In another interpretation, James E. Perone wrote:

"Beauty and the Beast" is one of those David Bowie songs with lyrics that can leave the listener scratching his or her head and wondering just what they mean. Bowie establishes a basic of feeling of evil in the air through his impressionistic and non-linear lyrics. Bowie's references allow the listener to read the Beauty and the Beast characters two possible ways. Either they are two entities, or perhaps, two sides of a single entity. In either case, the fact remains that the dark side—which Bowie paints as unavoidable—rules the situation he constructs. The listener must keep in mind that Bowie has created images based on the good–evil dialectic throughout his career: it is not unique to "Beauty and the Beast". However, it is interesting to consider the possible influence of Berlin on Bowie at this point in his career. Certainly, the East Berlin–West Berlin, Communism–Democracy dialectics fit conveniently in the listener's possible understanding of the song.

==Release and aftermath==
The follow-up single to "Heroes", "Beauty and the Beast" was considered an unconventional choice for release, and it just scraped into the UK Top 40. NME editors Roy Carr and Charles Shaar Murray remarked that its "jarring, threatening edge (and it was one of the most menacing singles of a menacing year) obviously put off a great many of the floating singles buyers attracted by the intoxicating romanticism of its immediate predecessor". The US release failed to chart, despite being augmented by a promo 12" single featuring Bowie's earlier US No. 1 hit "Fame" on the B-side.

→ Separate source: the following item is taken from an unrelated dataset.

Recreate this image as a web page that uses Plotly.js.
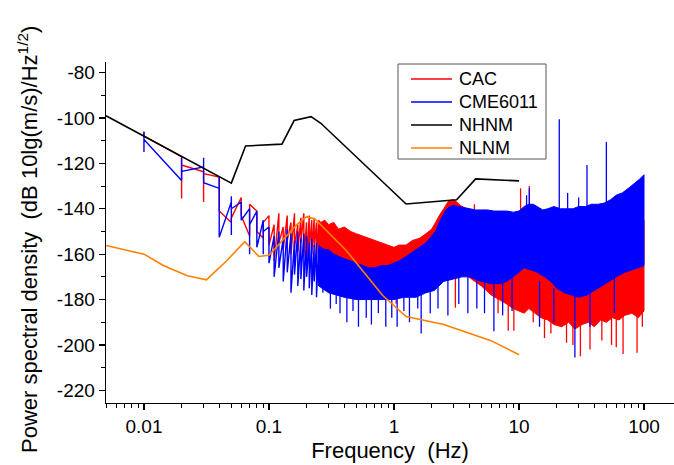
<!DOCTYPE html>
<html>
<head>
<meta charset="utf-8">
<script src="https://cdn.plot.ly/plotly-3.0.1.min.js"></script>
<style>html,body{margin:0;padding:0;background:#fff;}</style>
</head>
<body>
<div id="chart" style="width:674px;height:465px;"></div>
<script>
// ---------- names & tick labels ----------
const SERIES_NAMES = ['CAC', 'CME6011', 'NHNM', 'NLNM'];
const X_TICK_VALS = [0.01, 0.1, 1, 10, 100];
const X_TICK_TEXT = ['0.01', '0.1', '1', '10', '100'];
const Y_TICK_VALS = [-220, -200, -180, -160, -140, -120, -100, -80];
const Y_TICK_TEXT = ['-220', '-200', '-180', '-160', '-140', '-120', '-100', '-80'];

// ---------- reference noise models ----------
const NHNM_F = [0.00497, 0.05, 0.065, 0.127, 0.159, 0.217, 0.26, 1.25, 3.17, 4.5, 10];
const NHNM_V = [-99, -128.7, -112.3, -111.5, -101.1, -99.4, -102.3, -137.9, -136.0, -126.8, -127.7];

const NLNM_F = [0.00497, 0.01, 0.0143, 0.0222, 0.0316, 0.0457, 0.064, 0.083, 0.1, 0.167, 0.2, 0.233, 0.417, 0.806, 1.25, 2.5, 5.9, 10];
const NLNM_V = [-156.2, -160, -165, -169.5, -171.3, -163, -154.5, -161, -160.5, -147, -143.5, -144.5, -158.5, -178, -187.5, -191, -198, -204.3];

// ---------- CAC (red): low-frequency polyline ----------
const CAC_LOW_F = [0.01,0.01,0.02,0.02,0.02,0.03,0.03,0.03,0.04,0.04,0.05,0.05,0.06,0.06,0.07,0.07,0.08,0.08,0.09,0.09,
  0.10,0.10,0.11,0.11,0.12,0.12,0.13,0.13,0.14,0.14,0.15,0.15,0.16,0.16,0.17,0.17,0.18,0.18,0.19,0.19,0.20,0.20,0.21,0.21,0.22,0.22,0.23,0.23,0.24,0.24,0.25,0.25];
const CAC_LOW_V = [-106,-108,-117,-135.5,-120.7,-123.7,-137,-124.5,-126,-141,-146,-144,-135,-143,-152,-138,-141,-150,-153,-146,
  -143,-156,-147,-163,-142,-155,-148,-158,-143,-154,-146,-160,-142,-157,-147,-159,-144,-155,-142,-161,-146,-165,-143,-158,-145,-160,-144,-157,-146,-162,-145,-160];

// CAC dense band (upper / lower edge)
const CAC_UP_F = [0.25,0.26,0.28,0.3,0.33,0.36,0.4,0.45,0.5,0.56,0.63,0.7,0.8,0.9,1.0,1.1,1.25,1.4,1.6,1.8,2.0,2.15,2.3,2.5,2.7,2.9,3.1,3.4,3.8,4.2,4.7,5.3,6.0,6.8,7.6,8.5,9.5,10.5,11.5,13,15,18,22,27,33,40,50,60,75,90,100];
const CAC_UP_V = [-145,-146,-145,-147,-146,-149,-148,-150,-151,-152,-153,-154,-155,-156,-157,-156,-156,-154,-153,-151,-149,-146,-143,-140,-137,-136,-136.5,-138.5,-140,-140.5,-141,-141,-141.5,-141.5,-142,-142,-142.5,-142.5,-145,-148,-150,-150,-150,-150,-150,-150,-150,-148,-146,-145,-145];
const CAC_LO_F = [0.25,0.3,0.4,0.5,0.65,0.8,1.0,1.2,1.5,1.8,2.1,2.5,3,3.5,4,5,6,7,8,9,10,11,12,13.5,15,17,19,22,25,28,32,36,40,45,50,56,63,70,80,90,100];
const CAC_LO_V = [-163,-165,-166,-167,-168,-168,-167,-167,-166,-165,-163,-164,-166,-168,-170,-174,-178,-180,-182,-184,-185,-186,-184,-186,-188,-189,-191,-192,-190,-193,-191,-190,-192,-189,-190,-188,-189,-187,-186,-188,-185];

// CAC isolated spikes
const CAC_SP_F  = [0.26,1.04,1.6,3.1,4.4,6.8,8.2,9.1,10.3,12.1,13,16,18,24,27,31,37,46,55,60,68,88,97];
const CAC_SP_HI = [-160,-166,-164,-166,-138,-175,-180,-182,-131,-130,-184,-186,-186,-188,-188,-188,-188,-188,-188,-188,-186,-186,-185];
const CAC_SP_LO = [-166,-181.8,-178,-183.6,-142,-186,-193.7,-193.7,-142,-140,-190,-197,-195,-199,-200,-205,-202,-198,-200,-201,-204,-203.5,-192];

// ---------- CME6011 (blue): low-frequency polyline ----------
const CME_LOW_F = [0.01,0.01,0.01,0.02,0.02,0.02,0.03,0.03,0.03,0.04,0.04,0.04,0.05,0.05,0.05,0.05,0.06,0.06,0.07,0.07,0.07,0.08,0.08,0.09,0.09,0.09,
  0.10,0.10,0.11,0.11,0.12,0.12,0.13,0.13,0.14,0.14,0.15,0.15,0.16,0.16,0.17,0.17,0.18,0.18,0.19,0.19,0.20,0.20,0.21,0.21,0.22,0.22,0.23,0.23,0.24,0.24,0.25,0.25];
const CME_LOW_V = [-106,-115,-109.5,-127.5,-117.5,-123.5,-121.5,-117.5,-128.5,-131,-126,-152.5,-137,-134.5,-151.5,-140,-137,-145,-140,-160,-147,-141,-157,-145,-160,-150,
  -148,-164,-152,-170,-150,-166,-153,-172,-149,-168,-151,-177,-154,-169,-150,-174,-153,-171,-151,-176,-152,-170,-155,-175,-153,-178,-156,-172,-155,-179,-157,-174];

// CME6011 dense band
const CME_UP_F = [0.25,0.26,0.28,0.3,0.33,0.36,0.4,0.45,0.5,0.56,0.63,0.7,0.8,0.9,1.0,1.1,1.25,1.4,1.6,1.8,2.0,2.15,2.3,2.45,2.6,2.8,3.0,3.3,3.6,4.0,4.5,5.0,5.6,6.3,7.0,8.0,9.0,10,11,12,13,14,15.5,17,19,21.5,24,27,30,34,38,43,48,54,60,67,75,84,92,100];
const CME_UP_V = [-156,-157,-158,-158,-160,-161,-162,-163,-164,-165,-166,-166,-165,-165,-164,-163,-161,-159,-157,-155,-152,-150,-146,-143,-140.5,-139,-138.5,-139,-139.5,-140,-140.5,-140.5,-140.5,-141,-141,-141,-141.5,-141,-139,-138,-138,-139,-140.5,-140,-139,-140,-140,-140,-139,-139,-138,-138,-137.5,-136,-134,-133,-131,-129,-127,-125];
const CME_LO_F = [0.25,0.3,0.35,0.4,0.5,0.6,0.7,0.8,1.0,1.2,1.5,1.8,2.1,2.5,3,3.5,4,4.5,5,6,7,8,9,10,11,12.5,14,16,18,20,23,26,30,35,40,46,53,60,70,80,90,100];
const CME_LO_V = [-174,-177,-178,-179,-180,-180,-180,-180,-180,-179,-179,-177,-176,-172,-171,-170,-170,-171,-172,-173,-173,-172,-170,-168,-166,-167,-168,-170,-172,-175,-177,-178,-179,-178,-176,-174,-172,-170,-168,-167,-166,-165];

// CME6011 isolated spikes
const CME_SP_F  = [0.27,0.31,0.345,0.37,0.42,0.47,0.52,0.6,0.66,0.75,0.86,0.96,1.06,1.2,1.33,1.55,1.65,1.95,2.25,2.7,3.3,3.9,4.6,5.3,6.3,7.4,8.8,11.5,12.1,14.6,19,21,24.5,28,30,35,37,50,58];
const CME_SP_HI = [-172,-174,-174,-175,-176,-176,-177,-177,-177,-176,-176,-176,-176,-176,-176,-175,-175,-173,-171,-168,-168,-168,-169,-170,-171,-171,-170,-134,-131,-172,-175,-100.5,-133,-178,-135,-120.7,-175,-110.5,-170];
const CME_SP_LO = [-177,-184,-182,-186,-190,-185,-192,-188,-191,-186,-192,-188,-192,-185,-190,-184,-195,-186,-184,-187,-182,-186,-184,-186,-194,-187,-185,-141,-140,-192,-190,-140,-140,-205.5,-140,-139,-192,-138,-186];

// ---------- helpers ----------
function band(upF, upV, loF, loV) {
  return { x: upF.concat(loF.slice().reverse()), y: upV.concat(loV.slice().reverse()) };
}
function spikes(f, hi, lo) {
  const x = [], y = [];
  for (let i = 0; i < f.length; i++) { x.push(f[i], f[i], null); y.push(hi[i], lo[i], null); }
  return { x, y };
}
const COLORS = ['#ff0000', '#0000ff', '#000000', '#ff8000'];
const RED = COLORS[0], BLUE = COLORS[1];

const cacBand = band(CAC_UP_F, CAC_UP_V, CAC_LO_F, CAC_LO_V);
const cacSp = spikes(CAC_SP_F, CAC_SP_HI, CAC_SP_LO);
const cmeBand = band(CME_UP_F, CME_UP_V, CME_LO_F, CME_LO_V);
const cmeSp = spikes(CME_SP_F, CME_SP_HI, CME_SP_LO);

const traces = [
  {x: CAC_LOW_F, y: CAC_LOW_V, name: SERIES_NAMES[0], mode: 'lines', line: {color: RED, width: 1.4}},
  {x: cacBand.x, y: cacBand.y, mode: 'lines', fill: 'toself', fillcolor: RED, line: {color: RED, width: 1}, hoverinfo: 'skip'},
  {x: cacSp.x, y: cacSp.y, mode: 'lines', line: {color: RED, width: 1.3}, connectgaps: false, hoverinfo: 'skip'},
  {x: CME_LOW_F, y: CME_LOW_V, name: SERIES_NAMES[1], mode: 'lines', line: {color: BLUE, width: 1.4}},
  {x: cmeBand.x, y: cmeBand.y, mode: 'lines', fill: 'toself', fillcolor: BLUE, line: {color: BLUE, width: 1}, hoverinfo: 'skip'},
  {x: cmeSp.x, y: cmeSp.y, mode: 'lines', line: {color: BLUE, width: 1.3}, connectgaps: false, hoverinfo: 'skip'},
  {x: NHNM_F, y: NHNM_V, name: SERIES_NAMES[2], mode: 'lines', line: {color: COLORS[2], width: 1.6}},
  {x: NLNM_F, y: NLNM_V, name: SERIES_NAMES[3], mode: 'lines', line: {color: COLORS[3], width: 1.6}}
];

// minor tick positions (2..9 in each decade)
const minorX = [];
for (let d = -3; d <= 2; d++) for (let m = 2; m <= 9; m++) minorX.push(m * Math.pow(10, d));

const FONT = 'Liberation Sans, Arial, sans-serif';

// ---------- legend box (pixel layout -> paper coords) ----------
const PLOT_L = 106, PLOT_W = 568, PLOT_B = 403, PLOT_H = 341;
const px = v => (v - PLOT_L) / PLOT_W;
const py = v => (PLOT_B - v) / PLOT_H;
const LEG_ROWS = [79, 102, 125, 148];
const shapes = [{type: 'rect', xref: 'paper', yref: 'paper', x0: px(398), x1: px(546), y0: py(159), y1: py(64),
                 line: {color: '#555555', width: 1}, fillcolor: '#ffffff', layer: 'above'}];
const annotations = [];
SERIES_NAMES.forEach((name, i) => {
  shapes.push({type: 'line', xref: 'paper', yref: 'paper', x0: px(411), x1: px(452), y0: py(LEG_ROWS[i]), y1: py(LEG_ROWS[i]),
               line: {color: COLORS[i], width: 1.6}, layer: 'above'});
  annotations.push({text: name, xref: 'paper', yref: 'paper', x: px(457), y: py(LEG_ROWS[i]), xanchor: 'left', yanchor: 'middle',
                    showarrow: false, font: {family: FONT, size: 18, color: '#000'}});
});
annotations.push({
  text: 'Power spectral density\u00a0 (dB 10lg(m/s)/Hz<sup>1/2</sup>)',
  textangle: -90, xref: 'paper', yref: 'paper', x: px(28), y: py(240),
  xanchor: 'center', yanchor: 'middle', showarrow: false,
  font: {family: FONT, size: 22, color: '#000'}
});

const layout = {
  width: 674, height: 465,
  margin: {l: 106, r: 0, t: 62, b: 62},
  paper_bgcolor: '#ffffff', plot_bgcolor: '#ffffff',
  font: {family: FONT, size: 19, color: '#000'},
  showlegend: false,
  xaxis: {
    type: 'log', range: [Math.log10(0.00497), 2.24],
    showline: true, linecolor: '#000', linewidth: 1.3, mirror: false,
    ticks: 'outside', ticklen: 6, tickwidth: 1.3, tickcolor: '#000',
    tickmode: 'array', tickvals: X_TICK_VALS, ticktext: X_TICK_TEXT,
    minor: {tickmode: 'array', tickvals: minorX, ticks: 'outside', ticklen: 3.5, tickwidth: 1.2, tickcolor: '#000', showgrid: false},
    showgrid: false, zeroline: false,
    tickfont: {family: FONT, size: 19},
    title: {text: 'Frequency\u00a0 (Hz)', font: {family: FONT, size: 22}, standoff: 6}
  },
  yaxis: {
    range: [-225.6, -75.3],
    showline: true, linecolor: '#000', linewidth: 1.3, mirror: false,
    ticks: 'outside', ticklen: 6, tickwidth: 1.3, tickcolor: '#000',
    tickmode: 'array', tickvals: Y_TICK_VALS, ticktext: Y_TICK_TEXT,
    minor: {tick0: -230, dtick: 10, ticks: 'outside', ticklen: 3.5, tickwidth: 1.2, tickcolor: '#000', showgrid: false},
    showgrid: false, zeroline: false,
    tickfont: {family: FONT, size: 19}
  },
  shapes: shapes,
  annotations: annotations
};

Plotly.newPlot('chart', traces, layout, {displayModeBar: false, staticPlot: true});
</script>
</body>
</html>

Bowie performed the song live only on his Isolar II Tour, with a version appearing on Stage.

==Track listing==

===7" single===
1. "Beauty and the Beast" (David Bowie) – 3:32
2. "Sense of Doubt" (Bowie) – 3:57

===12" single===
1. "Beauty and the Beast (Special Extended Version)" (Bowie) – 5:18
2. "Fame" (Bowie, John Lennon, Carlos Alomar) – 3:30
- 12" was only released in US (as a 12" Promo) and Spain.

==Personnel==
- David Bowie – vocals, piano, production
- Robert Fripp – lead guitar
- Carlos Alomar – rhythm guitar
- George Murray – bass guitar
- Dennis Davis – drums
- Brian Eno – synthesizer, guitar treatments
- Antonia Maass – backing vocals
- Tony Visconti – production

==Live versions==
- Performances from the Isolar II Tour have been released on Stage (1978) and Welcome to the Blackout (2018).

==Cover versions==
- The song was covered by the now-defunct Christian heavy metal band Deliverance on the album Camelot-in-Smithereens (1995).
- Shearwater – as part of a live performance of the entire Berlin Trilogy for WNYC (2018)

==Other releases==
- The song appeared on the following compilations:
  - Chameleon (Australia and New Zealand 1979)
  - The Singles Collection (1993)
  - The Best of David Bowie 1974/1979 (1998)
  - The Collection (2005)
  - The Platinum Collection (2005/2006)
- It was released as a picture disc in the RCA Life Time picture disc set.
- The extended version of the song, previously available only on a US 12" promo single and as a limited 12" single release in Spain, was released for the first time in digital and CD formats on Re:Call 3, part of the A New Career in a New Town (1977–1982) box set (2017).